Sebagai anak muda yang sering galau mikirin masa depan bangsa, gua rasa nggak ada bacaan yang lebih "ngena" daripada buku legendaris Madilog karya Tan Malaka. Buku ini nggak cuma ngajarin gua cara berpikir, tapi juga bikin gua ngerasa kayak punya senjata intelektual buat menghadapi dunia yang serba absurd ini. Tan Malaka, sosok revolusioner yang kerap dianggap kontroversial, di buku ini ngajarin kita buat mengolah logika dengan dasar ilmiah dan filosofis yang kokoh. Singkatnya, Madilog adalah toolkit buat lo yang pengen berpikir lebih kritis dan nggak gampang dibego-begoin.
Apa Itu Madilog?
Sebelum kita ngulik lebih jauh, lo mesti tahu dulu apa itu Madilog. Singkatan dari Materialisme, Dialektika, dan Logika, buku ini adalah manifestonya Tan Malaka buat ngajarin rakyat Indonesia cara berpikir ilmiah. Dalam konteks sejarah, Madilog lahir di masa-masa penjajahan Belanda, ketika rakyat masih banyak yang percaya sama hal-hal mistis atau dogma tanpa dasar. Tan Malaka ngerasa ini jadi penghambat buat kemajuan bangsa. Makanya, dia bikin Madilog buat "melawan" cara berpikir yang nggak rasional.
Menurut Tan, materialisme adalah cara berpikir yang berdasar pada kenyataan materiil. Dialektika ngajarin kita buat paham bahwa dunia itu terus berubah, nggak ada yang tetap. Sedangkan logika adalah alat buat kita menyusun argumen yang masuk akal. Jadi, kalau lo gabungin ketiganya, Madilog itu kayak senjata intelektual buat "ngehancurin" kebodohan.
Kenapa Madilog Relevan Buat Anak Muda?
Di era digital kayak sekarang, gua yakin Madilog masih relevan banget. Apalagi, kita sering banget terjebak sama informasi yang simpang siur. Tan Malaka ngajarin kita buat nggak gampang percaya sama informasi yang nggak punya dasar. Misalnya, dalam hal politik, sering banget kan ada berita-berita hoaks yang bikin orang salah paham? Nah, kalau lo pake prinsip Madilog, lo bakal lebih kritis buat memilah mana informasi yang valid dan mana yang cuma omong kosong.
Tan sendiri bilang, "Kebenaran adalah kenyataan yang diulang." Maksudnya, sesuatu baru bisa disebut kebenaran kalau punya dasar materiil yang nyata dan bisa diuji berkali-kali. Ini beda banget sama cara berpikir dogmatis yang cuma asal percaya tanpa bukti. Dalam hal ini, gua ngerasa Madilog ngajarin kita buat selalu skeptis, tapi tetap objektif.

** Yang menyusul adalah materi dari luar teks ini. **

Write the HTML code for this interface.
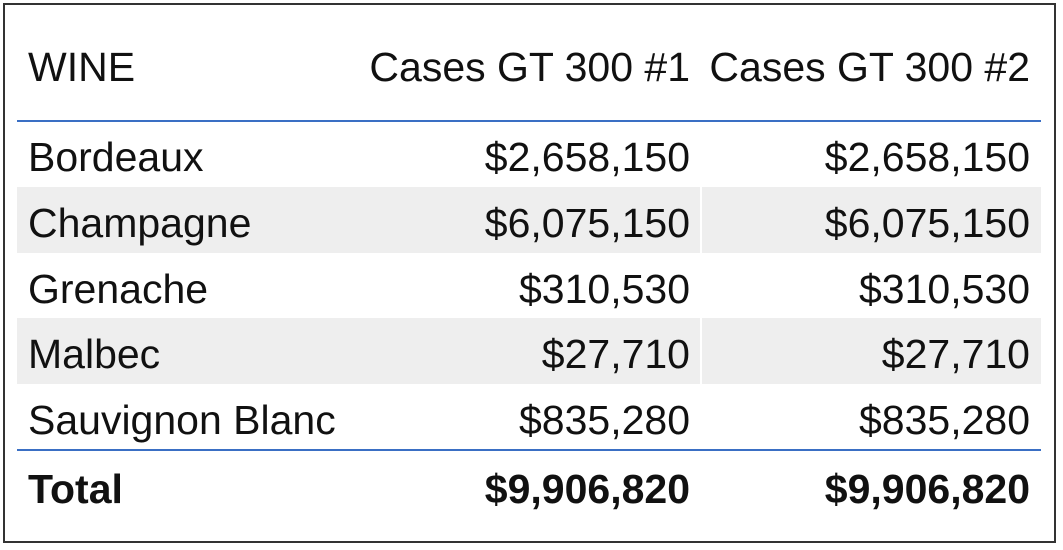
<!DOCTYPE html>
<html><head><meta charset="utf-8"><style>
body{margin:0;width:1063px;height:550px;background:#fff;position:relative;overflow:hidden;font-family:"Liberation Sans",sans-serif;color:#111;}
#frame{position:absolute;left:3px;top:3px;width:1053px;height:540px;border:2px solid #333;box-sizing:border-box;}
.row{position:absolute;left:17px;width:1024px;height:66px;}
.row.alt{background:#eeeeee;}
.vd{position:absolute;left:683px;top:0;width:2px;height:100%;background:#fff;}
.c{position:absolute;top:3px;font-size:41px;line-height:66px;white-space:nowrap;}
.c1{left:11px;}
.c2{right:351px;text-align:right;}
.c3{right:11px;text-align:right;}
.hline{position:absolute;left:17px;width:1024px;height:2px;background:#3a6fc4;}
.b{font-weight:bold;}
</style></head><body>
<div id="frame"></div>
<div class="row" style="top:31px">
 <span class="c c1">WINE</span>
 <span class="c c2">Cases GT 300 #1</span>
 <span class="c c3">Cases GT 300 #2</span>
</div>
<div class="hline" style="top:120px"></div>
<div id="rows"></div>
<div class="hline" style="top:449px"></div>
<div class="row" style="top:453px">
 <span class="c c1 b">Total</span>
 <span class="c c2 b">$9,906,820</span>
 <span class="c c3 b">$9,906,820</span>
</div>
<script>
const wines=["Bordeaux","Champagne","Grenache","Malbec","Sauvignon Blanc"];
const cases1=[2658150,6075150,310530,27710,835280];
const cases2=[2658150,6075150,310530,27710,835280];
const fmt=v=>"$"+v.toLocaleString("en-US");
const host=document.getElementById("rows");
wines.forEach((w,i)=>{
 const r=document.createElement("div");
 r.className="row"+(i%2?" alt":"");
 r.style.top=(121+i*65.8)+"px";
 
 
 if(i%2){const d=document.createElement("div");d.className="vd";
 
 
 r.appendChild(d);}
 const a=document.createElement("span");a.className="c c1";a.textContent=w;
 
 
 const b=document.createElement("span");b.className="c c2";b.textContent=fmt(cases1[i]);
 
 
 const c=document.createElement("span");c.className="c c3";c.textContent=fmt(cases2[i]);
 
 
 r.append(a,b,c);host.appendChild(r);
});
</script>
</body></html>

Kritik Terhadap Pemikiran Mistis
Salah satu hal yang paling menarik dari Madilog adalah kritik Tan terhadap cara berpikir mistis. Dia ngeliat kalau masyarakat Indonesia waktu itu sering banget ngaitin segala hal sama hal-hal supranatural. Tan nggak bilang kalau kepercayaan itu salah, tapi dia ngajak kita buat berpikir lebih rasional. Dia bilang, kalau mau maju, kita harus belajar dari ilmu pengetahuan dan teknologi.
Gua rasa, kritik ini masih relevan banget, apalagi sekarang. Di media sosial, banyak banget hoaks yang ngejual cerita mistis buat nakut-nakutin orang. Kalau lo baca Madilog, lo bakal ngerti pentingnya pake logika dan bukti buat "ngelawan" narasi-narasi kayak gitu. Gua setuju banget sama pendapat Albert Einstein yang bilang, "Science without religion is lame, religion without science is blind." Artinya, kita butuh keseimbangan antara kepercayaan dan logika, dan Madilog adalah salah satu buku yang ngajarin itu.